C’est surtout par rapport au péché originel en ce second sens que la culture moderne émet de fortes réserves. Elle n’arrive pas à admettre l’idée d’un péché héréditaire, c’està-dire lié à la décision d’un « chef de file » et non à celle du sujet intéressé. Elle pense qu’une telle conception est en contradiction avec la vision personnaliste de l’homme et avec les exigences qui découlent du plein respect de sa subjectivité. Pourtant, l’enseignement de l’Église sur le péché originel peut se révéler extrêmement précieux, même pour l’homme d’aujourd’hui. Si ce dernier refuse cette donnée de la foi, il n’arrive plus à rendre compte des réveils mystérieux et angoissants du mal dont il fait l’expérience quotidienne, et il finit par osciller entre un optimisme facile et irresponsable et un pessimisme radical et désespéré.

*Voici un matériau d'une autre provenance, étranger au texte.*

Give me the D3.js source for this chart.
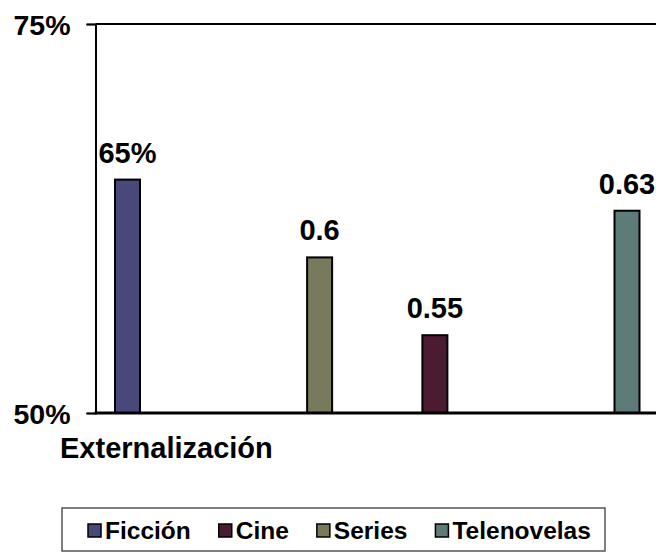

Au cours de notre prochaine catéchèse, nous réfléchirons plus longuement sur le message que nous offre la foi sur un thème si important pour tout homme et pour l’humanité tout entière.

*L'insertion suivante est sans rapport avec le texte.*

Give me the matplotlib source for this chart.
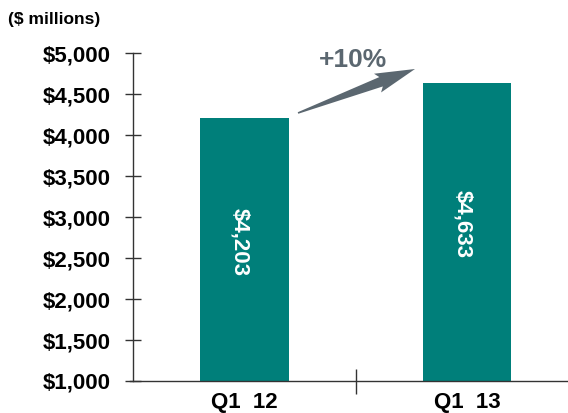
import matplotlib.pyplot as plt
import numpy as np
from matplotlib.patches import Polygon

categories = ["Q1  12", "Q1  13"]
revenue = [4203, 4633]
bar_labels = ["$4,203", "$4,633"]
yticks = [1000, 1500, 2000, 2500, 3000, 3500, 4000, 4500, 5000]
growth_label = "+10%"

plt.rcParams['font.family'] = ['Liberation Sans', 'DejaVu Sans']

teal = '#007f7a'
grey = '#5b6770'
axis_col = '#333333'

W, H = 568, 413
fig = plt.figure(figsize=(W / 100, H / 100), dpi=100)
ax = fig.add_axes([0.2342, 0.0775, 0.785, 0.794])

x = np.arange(len(categories))
base = 1000
ax.bar(x, np.array(revenue) - base, bottom=base, width=0.395, color=teal)

for xi, v, lab in zip(x, revenue, bar_labels):
    ax.text(xi - 0.02, (base + v) / 2 + 100, lab, rotation=-90, color='white',
            fontsize=16, fontweight='bold', ha='center', va='center')

ax.set_xlim(-0.5, 1.5)
ax.set_ylim(1000, 5000)
ax.set_yticks(yticks)
ax.set_yticklabels([f"${t:,}" for t in yticks], fontsize=16, fontweight='bold')
ax.tick_params(axis='y', direction='inout', length=12, width=1, color=axis_col, pad=10)

# category labels sit between the divider ticks
ax.set_xticks([0.5])
ax.set_xticklabels([''])
ax.tick_params(axis='x', direction='inout', length=18, width=1, color=axis_col)
for xi, c in zip(x, categories):
    ax.text(xi, -0.035, c, transform=ax.get_xaxis_transform(), ha='center', va='top',
            fontsize=16, fontweight='bold')

for s in ['top', 'right']:
    ax.spines[s].set_visible(False)
for s in ['left', 'bottom']:
    ax.spines[s].set_color(axis_col)
    ax.spines[s].set_linewidth(1)
ax.spines['bottom'].set_bounds(-0.515, 1.5)

# growth arrow: tapered tail, drawn as a polygon (pixel coords, y up)
start = np.array([298.0, H - 113.0])
tip = np.array([415.0, H - 69.0])
vec = tip - start
L = np.hypot(*vec)
d = vec / L
n = np.array([-d[1], d[0]])
head_s = 0.71
pts = [
    start + n * 0.8,
    start + d * L * head_s + n * 5.0,
    start + d * L * (head_s - 0.03) + n * 10.0,
    tip,
    start + d * L * (head_s - 0.03) - n * 10.0,
    start + d * L * head_s - n * 5.0,
    start - n * 0.8,
]
pts = np.array(pts) / np.array([W, H])
fig.add_artist(Polygon(pts, closed=True, transform=fig.transFigure,
                       facecolor=grey, edgecolor='none'))

ax.text(0.493, 0.978, growth_label, transform=ax.transAxes, ha='center', va='center',
        fontsize=19, fontweight='bold', color=grey, clip_on=False)

fig.text(0.014, 0.952, "($ millions)", fontsize=12.5, fontweight='bold', ha='left', va='center')

fig.savefig('out.png', dpi=100)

c) Audience générale du 1er octobre 1986

  1. Le Concile de Trente a formulé dans un texte solennel la foi de l’Église sur le péché originel. Lors de notre catéchèse précédente, nous avons réfléchi sur l’enseignement conciliaire sur le péché personnel de nos premiers parents. Nous allons maintenant réfléchir sur ce que dit le Concile sur les conséquences que ce péché a entraînées pour l’humanité. À cet égard, le texte du décret tridentin fait une première affirmation :
  2. Le péché d’Adam est passé à tous ses descendants, c’est-à- dire en tous les hommes en tant qu’ils sont issus de leurs premiers parents et qu’ils sont leurs héritiers dans la nature humaine, désormais privée de l’amitié avec Dieu. Le décret tridentin (cf. DS 1512) l’affirme de manière explicite : le péché d’Adam a entraîné des dommages non seulement pour lui-même mais pour toute sa descendance. La sainteté et la justice originelles, fruit de la grâce sanctifiante, ont non seulement été perdues par Adam pour lui-même mais aussi « pour nous » (« nobis etiam »).

Aussi a-t-il transmis à tout le genre humain non seulement la mort corporelle et d’autres peines (conséquences du péché), mais aussi le péché lui-même comme mort de l’âme (« peccatum, quod mors est animae » ).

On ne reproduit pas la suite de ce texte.